Aurora’s new economic development director, Holly Harris Bane, has a wealth of experience in higher education, workforce development and government, and now she’s putting that experience to work for the city of Aurora.

But before she could get to know Aurora’s businesses better and learn about their workforce needs, the COVID-19 pandemic shut down the economy.

“Everybody had locked down,” she said. “My first week on the job they had just passed the CARES Act. I put everything into what I thought was pretty basic information package. For six weeks, I was just getting out information about federal, state and local programs to help companies.”

She’s working part-time for the city earning a salary of $48,000 per year to work between 25 and 29 hours per week. Her first day was March 31.

Since 2016, Harris Bane has been president of the Northeast Ohio Council for Higher Education. She also has held positions at the University of Akron and the Office of International Programs and Confucius Institute.

She also helped found the Ray C. Bliss Institute of Applied Politics at the University of Akron under the guidance of former University of Akron President Dr. Luis Proenza and helped found and lead the OhioReads program under former Gov. Bob Taft.

“Initially when the governor hired me, the goal was to have 10,000 volunteers from across the state of Ohio to serve as reading mentors of children in grades three and four,” said Harris Bane. “After two years, we had 40,000 adults in the schools. It was a great community engagement program.”

Harris Bane said Aurora’s leadership and school system are two of its biggest assets.

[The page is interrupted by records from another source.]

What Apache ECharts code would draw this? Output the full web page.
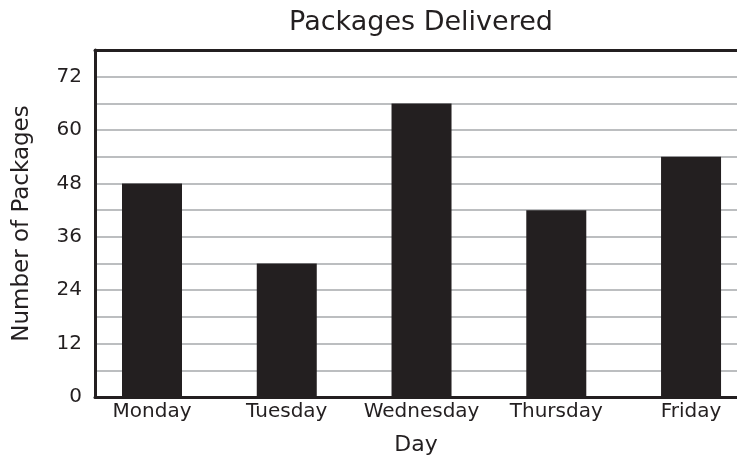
<!DOCTYPE html>
<html>
<head>
<meta charset="utf-8">
<script src="https://cdn.jsdelivr.net/npm/echarts@6/dist/echarts.min.js"></script>
<style>
  html, body { margin: 0; padding: 0; background: #fff; }
  #chart { width: 737px; height: 461px; }
</style>
</head>
<body>
<div id="chart"></div>
<script>
// days and packages per day
let dayList = ['Monday', 'Tuesday', 'Wednesday', 'Thursday', 'Friday']
let packageList = [48, 30, 66, 42, 54]
let yTicks = [0, 12, 24, 36, 48, 60, 72]

let ink = '#231f20'
let fontName = 'DejaVu Sans'

let chart = echarts.init(document.getElementById('chart'))

// x is a value axis holding day indexes so the bars sit where the picture has them
let barData = packageList.map(function (v, i) { return [i, v] })

let option = {
  animation: false,
  title: {
    text: 'Packages Delivered',
    left: 416,
    textAlign: 'center',
    top: 4,
    textStyle: { fontFamily: fontName, fontWeight: 'normal', fontSize: 27, color: ink }
  },
  grid: { left: 95, right: 0, top: 50, bottom: 64, containLabel: false, outerBoundsMode: 'none' },
  xAxis: [
    {
      type: 'value',
      min: -0.423,
      max: 4.341,
      name: 'Day',
      nameLocation: 'middle',
      nameGap: 37,
      nameTextStyle: { fontFamily: fontName, fontSize: 22, color: ink },
      axisLine: { show: true, onZero: false, lineStyle: { color: ink, width: 3 } },
      axisTick: { show: false },
      splitLine: { show: false },
      axisLabel: {
        customValues: [0, 1, 2, 3, 4],
        formatter: function (v) { return dayList[Math.round(v)] },
        fontFamily: fontName, fontSize: 20, color: ink, margin: 5
      }
    },
    {
      // top frame line
      type: 'value',
      position: 'top',
      min: -0.423,
      max: 4.341,
      axisLine: { show: true, onZero: false, lineStyle: { color: ink, width: 3 } },
      axisTick: { show: false },
      axisLabel: { show: false },
      splitLine: { show: false }
    }
  ],
  yAxis: {
    type: 'value',
    min: 0,
    max: 78,
    interval: 6,
    name: 'Number of Packages',
    nameLocation: 'middle',
    nameGap: 61,
    nameTextStyle: { fontFamily: fontName, fontSize: 23, color: ink },
    axisLine: { show: true, onZero: false, lineStyle: { color: ink, width: 3 } },
    axisTick: { show: false },
    splitLine: { show: true, lineStyle: { color: '#bcbec0', width: 2 } },
    axisLabel: {
      formatter: function (v) { return yTicks.indexOf(v) >= 0 ? String(v) : '' },
      fontFamily: fontName, fontSize: 20, color: ink, margin: 13
    }
  },
  series: [
    {
      name: 'Packages',
      type: 'bar',
      barWidth: 60,
      itemStyle: { color: ink },
      data: barData
    }
  ]
}
chart.setOption(option)
</script>
</body>
</html>
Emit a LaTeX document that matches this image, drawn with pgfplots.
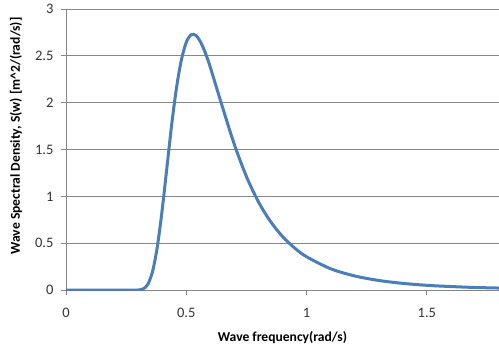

She said she’s known Mayor Ann Womer Benjamin for years and appreciates the relationships she’s built around the state.

“Leadership within a community makes a big difference for economic development,” she said.

She said Womer Benjamin has successfully connected several businesses in the community with the Ohio Manufacturing Alliance, which is focused on producing personal protective equipment in state so if a second COVID-19 wave hits, Ohio is in a good position when it comes to supply line matters.

“That’s a phenomenal alliance, and she’s also surrounded herself with a very professional team,” said Harris Bane. “The industrial park also is an asset. I had no idea how big that was and how many businesses there were. There’s also an entrepreneurial spirit in this community that I wasn’t aware of until I was here.”

She said community members often move back to town when they want to start a company or family.

The close-knit relationships among the business, city and school communities also will help, she added.

“The more that businesses, schools and government work together and collaborate, the better it is for the community,” she said, explaining those relationships help foster workforce development and strengthen the community at all levels.

In addition to the difficulties businesses everywhere face with the COVID-19 pandemic, Harris Bane said it would be nice if the city had more industrial space to expand in.

“You’re going to find that developers are going to be hesitant to build more buildings ready to move into,” she said. “One of the things we’re hearing is that companies that were planning to expand and grow their workforce may not feel the need right now to expand into new buildings.”

That's a trend that Streetsboro Mayor Glenn Broska has discussed off and one for the past year or so, but COVID-19 may be making the situation more difficult, according to Harris Bane, since many businesses may be encouraging employees to work from home.

She also said she’d like to see more IT firms in Aurora to further diversify the city’s business base.

“They could blend easily into development that’s already here,” she said. “That would be a great connection where our high school students could do internships … and even work at during their college career.

Another challenge is filling unusual retail locations, such as the former Doogan’s restaurant and Cinemark 10 at Barrington Town Center, but with creativity she believes the spaces will be filled again.

“I like to bring people together to share ideas and get the creative juices flowing,” said Harris Bane. “Everybody I’ve spoken to in Aurora wants [the former Doogan’s location] to be another restaurant, but 11,000 square feet is pretty big for a restaurant. Maybe it’s a space where all the entrepreneurs in Aurora can have their own hub.”

She also said it could house food truck restaurants which normally are at their busiest during the summer with its farmers markets and festivals.

“It will be a process of bringing the right people to the table and discussing how to create that space,” she said. “We need to think of that 11,000 square feet not as a detriment to marketing it but as an advantage.”